The Executive Office of Labor and Workforce Development (EOLWD) announced Thursday that Massachusetts unemployment fell from 4.9% in February to 4.8% in March. This is the lowest unemployment figure since February of 2008. The “Great Recession” drove Massachusetts’ unemployment to a high of 5.9% in March 2014.
The labor force participation rate, as defined by the Bureau of Labor Statistics, is “the percentage of the population [16 years and older] that is either employed or unemployed (that is, either working or actively seeking work).” This number increased 0.3% to 66.2% in February, its highest point since June of 2010 and up a full percentage point from March 2014.
The Massachusetts’ economy added 60,200 jobs; 49,400 of which were private sector since March 2014. The EOLWD reports that the private sector added 10,700 jobs in March.
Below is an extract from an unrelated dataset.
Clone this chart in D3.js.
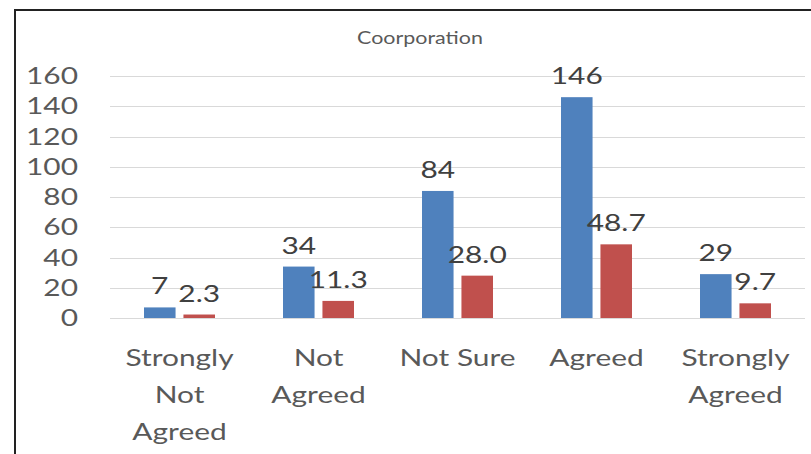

The most significant gains were 1,400 jobs in manufacturing, 4,900 in hospitality and leisure, and 5,500 in education and health providing services.
The National Association of Business Economics (NABE) projects continued economic growth for the duration of 2015 and into 2016. The outlook expects the United States’ GDP to grow by 3.1% through 2015 and 2.9% in 2016. Predicted increases are derived from data linked to government spending, housing investment, and consumer spending. Recent trends in labor market strengthening are expected to continue, adding more jobs to the Massachusetts’ economy.